_Exercise instructions:_
Copy all of the material exactly. Pictures are not to appear in the copy.

* begin *

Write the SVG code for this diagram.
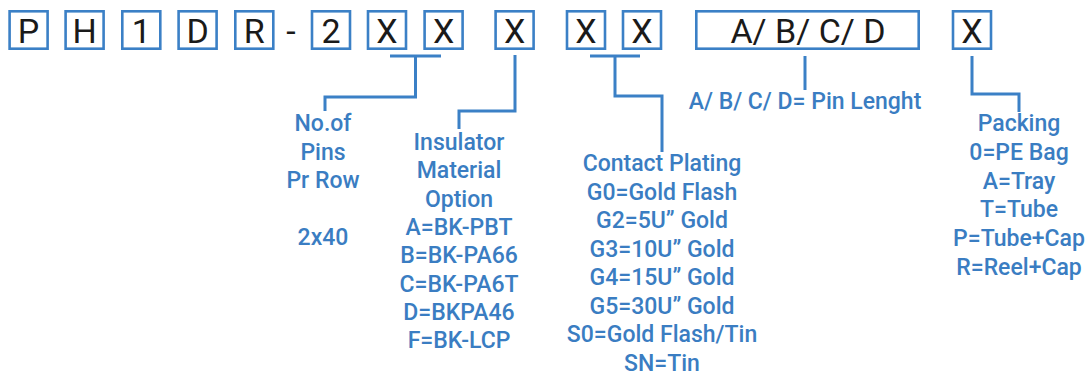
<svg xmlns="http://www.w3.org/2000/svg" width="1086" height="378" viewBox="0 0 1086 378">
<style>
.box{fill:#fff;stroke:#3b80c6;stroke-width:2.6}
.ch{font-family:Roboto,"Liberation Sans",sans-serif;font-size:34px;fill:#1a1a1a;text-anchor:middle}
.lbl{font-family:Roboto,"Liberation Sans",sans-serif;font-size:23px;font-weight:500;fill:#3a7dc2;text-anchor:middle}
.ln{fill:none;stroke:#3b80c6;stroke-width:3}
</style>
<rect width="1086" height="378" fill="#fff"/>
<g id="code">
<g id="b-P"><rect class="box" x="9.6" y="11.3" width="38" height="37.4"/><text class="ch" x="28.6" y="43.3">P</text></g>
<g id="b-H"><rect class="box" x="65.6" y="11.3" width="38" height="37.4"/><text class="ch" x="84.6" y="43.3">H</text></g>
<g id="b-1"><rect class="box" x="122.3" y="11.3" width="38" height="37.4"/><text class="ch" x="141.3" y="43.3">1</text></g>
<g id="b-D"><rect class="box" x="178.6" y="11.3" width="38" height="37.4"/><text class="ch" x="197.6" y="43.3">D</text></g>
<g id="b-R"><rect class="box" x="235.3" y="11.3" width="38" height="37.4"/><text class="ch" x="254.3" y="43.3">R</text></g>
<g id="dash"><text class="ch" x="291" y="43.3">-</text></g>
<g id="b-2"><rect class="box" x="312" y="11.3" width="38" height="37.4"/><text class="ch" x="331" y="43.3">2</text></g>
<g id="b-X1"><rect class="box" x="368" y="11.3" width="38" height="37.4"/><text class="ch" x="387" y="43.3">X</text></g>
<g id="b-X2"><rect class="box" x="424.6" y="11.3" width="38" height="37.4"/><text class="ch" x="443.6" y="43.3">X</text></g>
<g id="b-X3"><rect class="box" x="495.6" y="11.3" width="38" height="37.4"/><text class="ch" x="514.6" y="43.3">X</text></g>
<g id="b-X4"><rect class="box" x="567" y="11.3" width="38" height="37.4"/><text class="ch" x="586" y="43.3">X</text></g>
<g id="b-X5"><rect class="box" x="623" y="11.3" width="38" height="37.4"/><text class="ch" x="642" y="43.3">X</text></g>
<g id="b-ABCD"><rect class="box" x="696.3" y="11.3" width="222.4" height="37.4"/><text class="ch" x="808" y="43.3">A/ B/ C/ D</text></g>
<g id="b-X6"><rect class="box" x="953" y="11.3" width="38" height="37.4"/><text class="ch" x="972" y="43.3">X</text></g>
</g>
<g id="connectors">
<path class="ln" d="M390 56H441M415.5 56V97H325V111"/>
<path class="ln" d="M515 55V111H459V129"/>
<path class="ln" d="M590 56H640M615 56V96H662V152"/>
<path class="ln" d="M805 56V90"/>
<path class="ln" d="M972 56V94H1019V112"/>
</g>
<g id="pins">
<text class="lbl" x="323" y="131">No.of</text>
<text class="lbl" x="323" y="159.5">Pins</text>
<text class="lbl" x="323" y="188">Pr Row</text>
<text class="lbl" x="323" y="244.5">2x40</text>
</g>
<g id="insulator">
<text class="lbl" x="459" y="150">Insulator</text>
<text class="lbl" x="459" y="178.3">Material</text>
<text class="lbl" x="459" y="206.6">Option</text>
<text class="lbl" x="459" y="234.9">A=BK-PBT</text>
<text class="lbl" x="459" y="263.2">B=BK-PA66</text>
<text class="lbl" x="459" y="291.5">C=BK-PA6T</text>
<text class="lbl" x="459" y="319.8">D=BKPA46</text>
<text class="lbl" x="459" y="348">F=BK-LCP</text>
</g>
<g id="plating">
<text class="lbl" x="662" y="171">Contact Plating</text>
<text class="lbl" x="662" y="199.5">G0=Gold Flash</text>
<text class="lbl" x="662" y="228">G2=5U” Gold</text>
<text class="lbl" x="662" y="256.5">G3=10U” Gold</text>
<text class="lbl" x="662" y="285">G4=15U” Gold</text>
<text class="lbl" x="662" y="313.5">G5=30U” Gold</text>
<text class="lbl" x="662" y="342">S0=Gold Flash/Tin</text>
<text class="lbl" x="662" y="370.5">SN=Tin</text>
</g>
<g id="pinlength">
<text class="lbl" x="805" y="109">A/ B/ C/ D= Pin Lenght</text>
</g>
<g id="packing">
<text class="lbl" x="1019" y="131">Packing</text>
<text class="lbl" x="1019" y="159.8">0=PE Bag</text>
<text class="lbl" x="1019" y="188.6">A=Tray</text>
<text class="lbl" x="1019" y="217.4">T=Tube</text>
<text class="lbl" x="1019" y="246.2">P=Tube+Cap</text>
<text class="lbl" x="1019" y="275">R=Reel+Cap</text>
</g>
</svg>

* end *

_Reply to the exercise:_
Write the SVG code for this diagram.
<svg xmlns="http://www.w3.org/2000/svg" width="1086" height="378" viewBox="0 0 1086 378">
<style>
.box{fill:#fff;stroke:#3b80c6;stroke-width:2.6}
.ch{font-family:Roboto,"Liberation Sans",sans-serif;font-size:34px;fill:#1a1a1a;text-anchor:middle}
.lbl{font-family:Roboto,"Liberation Sans",sans-serif;font-size:23px;font-weight:500;fill:#3a7dc2;text-anchor:middle}
.ln{fill:none;stroke:#3b80c6;stroke-width:3}
</style>
<rect width="1086" height="378" fill="#fff"/>
<g id="code">
<g id="b-P"><rect class="box" x="9.6" y="11.3" width="38" height="37.4"/><text class="ch" x="28.6" y="43.3">P</text></g>
<g id="b-H"><rect class="box" x="65.6" y="11.3" width="38" height="37.4"/><text class="ch" x="84.6" y="43.3">H</text></g>
<g id="b-1"><rect class="box" x="122.3" y="11.3" width="38" height="37.4"/><text class="ch" x="141.3" y="43.3">1</text></g>
<g id="b-D"><rect class="box" x="178.6" y="11.3" width="38" height="37.4"/><text class="ch" x="197.6" y="43.3">D</text></g>
<g id="b-R"><rect class="box" x="235.3" y="11.3" width="38" height="37.4"/><text class="ch" x="254.3" y="43.3">R</text></g>
<g id="dash"><text class="ch" x="291" y="43.3">-</text></g>
<g id="b-2"><rect class="box" x="312" y="11.3" width="38" height="37.4"/><text class="ch" x="331" y="43.3">2</text></g>
<g id="b-X1"><rect class="box" x="368" y="11.3" width="38" height="37.4"/><text class="ch" x="387" y="43.3">X</text></g>
<g id="b-X2"><rect class="box" x="424.6" y="11.3" width="38" height="37.4"/><text class="ch" x="443.6" y="43.3">X</text></g>
<g id="b-X3"><rect class="box" x="495.6" y="11.3" width="38" height="37.4"/><text class="ch" x="514.6" y="43.3">X</text></g>
<g id="b-X4"><rect class="box" x="567" y="11.3" width="38" height="37.4"/><text class="ch" x="586" y="43.3">X</text></g>
<g id="b-X5"><rect class="box" x="623" y="11.3" width="38" height="37.4"/><text class="ch" x="642" y="43.3">X</text></g>
<g id="b-ABCD"><rect class="box" x="696.3" y="11.3" width="222.4" height="37.4"/><text class="ch" x="808" y="43.3">A/ B/ C/ D</text></g>
<g id="b-X6"><rect class="box" x="953" y="11.3" width="38" height="37.4"/><text class="ch" x="972" y="43.3">X</text></g>
</g>
<g id="connectors">
<path class="ln" d="M390 56H441M415.5 56V97H325V111"/>
<path class="ln" d="M515 55V111H459V129"/>
<path class="ln" d="M590 56H640M615 56V96H662V152"/>
<path class="ln" d="M805 56V90"/>
<path class="ln" d="M972 56V94H1019V112"/>
</g>
<g id="pins">
<text class="lbl" x="323" y="131">No.of</text>
<text class="lbl" x="323" y="159.5">Pins</text>
<text class="lbl" x="323" y="188">Pr Row</text>
<text class="lbl" x="323" y="244.5">2x40</text>
</g>
<g id="insulator">
<text class="lbl" x="459" y="150">Insulator</text>
<text class="lbl" x="459" y="178.3">Material</text>
<text class="lbl" x="459" y="206.6">Option</text>
<text class="lbl" x="459" y="234.9">A=BK-PBT</text>
<text class="lbl" x="459" y="263.2">B=BK-PA66</text>
<text class="lbl" x="459" y="291.5">C=BK-PA6T</text>
<text class="lbl" x="459" y="319.8">D=BKPA46</text>
<text class="lbl" x="459" y="348">F=BK-LCP</text>
</g>
<g id="plating">
<text class="lbl" x="662" y="171">Contact Plating</text>
<text class="lbl" x="662" y="199.5">G0=Gold Flash</text>
<text class="lbl" x="662" y="228">G2=5U” Gold</text>
<text class="lbl" x="662" y="256.5">G3=10U” Gold</text>
<text class="lbl" x="662" y="285">G4=15U” Gold</text>
<text class="lbl" x="662" y="313.5">G5=30U” Gold</text>
<text class="lbl" x="662" y="342">S0=Gold Flash/Tin</text>
<text class="lbl" x="662" y="370.5">SN=Tin</text>
</g>
<g id="pinlength">
<text class="lbl" x="805" y="109">A/ B/ C/ D= Pin Lenght</text>
</g>
<g id="packing">
<text class="lbl" x="1019" y="131">Packing</text>
<text class="lbl" x="1019" y="159.8">0=PE Bag</text>
<text class="lbl" x="1019" y="188.6">A=Tray</text>
<text class="lbl" x="1019" y="217.4">T=Tube</text>
<text class="lbl" x="1019" y="246.2">P=Tube+Cap</text>
<text class="lbl" x="1019" y="275">R=Reel+Cap</text>
</g>
</svg>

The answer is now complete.